Breakfast Meeting 7:30 AM - Location TBD
Reservations: Call 610-375-7880 or Email

Dr. Bonnie Rohde

NAFTA and Asia Trade

Dr. Bonnie Rohde is a business instructor at Albright College. She is a Business Educator & Data Scientist in business intelligence, operations management, entrepreneurship and globalization. Rohde has more than 20 years experience in business planning, information systems and telecommunications prior to joining Albright in 2006.

Luncheon Meeting
Wednesday, November 8th 2017

Luncheon Meeting - 12:00 Noon - Inn at Reading
Reservations: Call 610-375-7880 or Email

P.J. Crowley

Red Line - Foreign Policy in a Time of Fractured Politics and Failing States

In this book, RedLine -Foreign Policy in a Time of Fractured Politics and Failing States, former Deputy Secretary of State P. J. Crowley, one of America’s most insightful national security commentators, unpacks the legacy of American triumphs and failures in Iraq . He argues that presidents have fallen victim to the Iraq Syndrome—the disconnect between politics, policy, strategy, and narrative—that has hampered America’s foreign policy in the Middle East and hotspots throughout the world. In order to maintain America’s global leadership role, Crowley argues that the next president must realign American’s national security politics, policies, strategies, and narrative for the long term. 

Philip J. (P.J.) Crowley is a Professor of Practice and Distinguished Fellow at the Institute for Public Diplomacy and Global Communication at The George Washington University, where he currently teaches courses on public diplomacy and crisis communications. P.J. appears frequently as a national security commentator on national and global television networks. His opinion pieces have been published in a wide range of print and on-line outlets, including The Washington Post, The Guardian and the BBC.

He served as the Assistant Secretary for Public Affairs and Spokesman for the U.S. Department of State between 2009 and 2011 under Secretary of State Hillary Clinton and was the primary U.S. government interlocutor with major media regarding the impact of the release of classified diplomatic cables by WikiLeaks. He resigned from that position after making public comments critical of the government’s pre-trial treatment of Private First Class Bradley/Chelsea Manning. Atlantic Magazine named him as one of 21 Brave Thinkers in 2011.

After leaving the State Department, P.J. held the 2011-2012 Omar Bradley Chair of Strategic Leadership at the Penn State Dickinson School of Law and School of Public Affairs, Dickinson College and the Army War College. While there, he authored The Rise of Transparency and Decline of Secrecy in the Age of Global and Social Media for the Penn State Journal of Law & International Affairs.

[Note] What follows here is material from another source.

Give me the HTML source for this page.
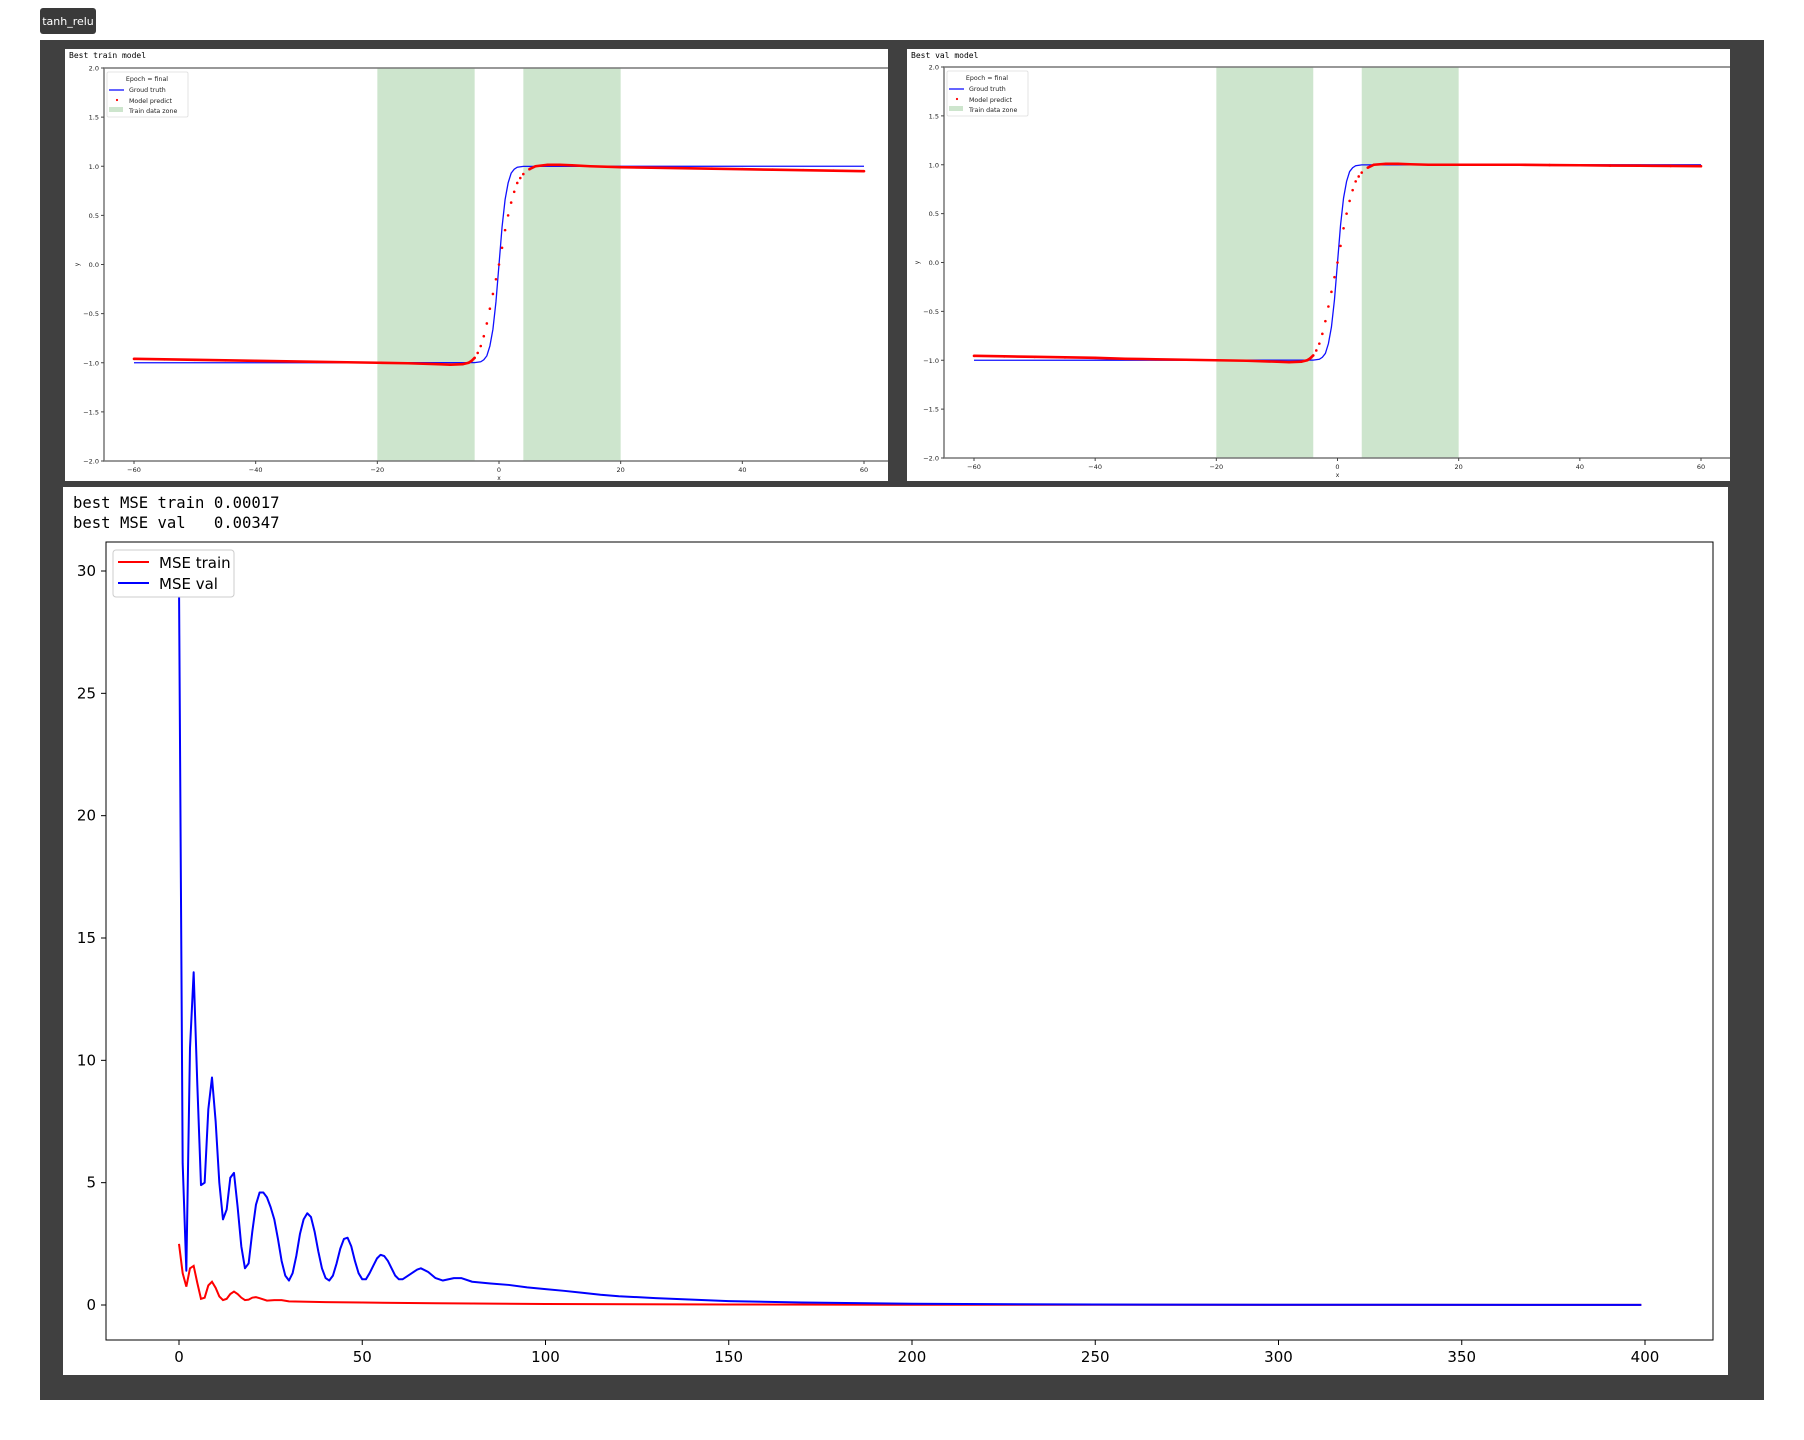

Before joining the Obama administration, P.J. was a Senior Fellow at the Center for American Progress, with a particular focus on homeland security in the aftermath of the 9/11 attacks. He authored a number of detailed analyses on security issues, including Safe at Home, a national security strategy to protect the American homeland, improve national preparedness and rebuild the U.S. standing in the world. He remains engaged on these issues as a member of the Aspen Institute Homeland Security Group. His most recent analysis in this area is Homeland Security and the Post-9/11 Era, published by the American Constitution Society for Law and Policy.


P.J. is a retired Air Force colonel and is a veteran of Operations Desert Shield and Desert Storm in 1991. He served on the National Security Council staff at the White House as a special assistant to President Clinton and deputy press secretary. He deployed to NATO Headquarters in Brussels during the 1999 Kosovo crisis to support then NATO Secretary General Javier Solana, helping to develop a strategic communication capability in support of the NATO campaign.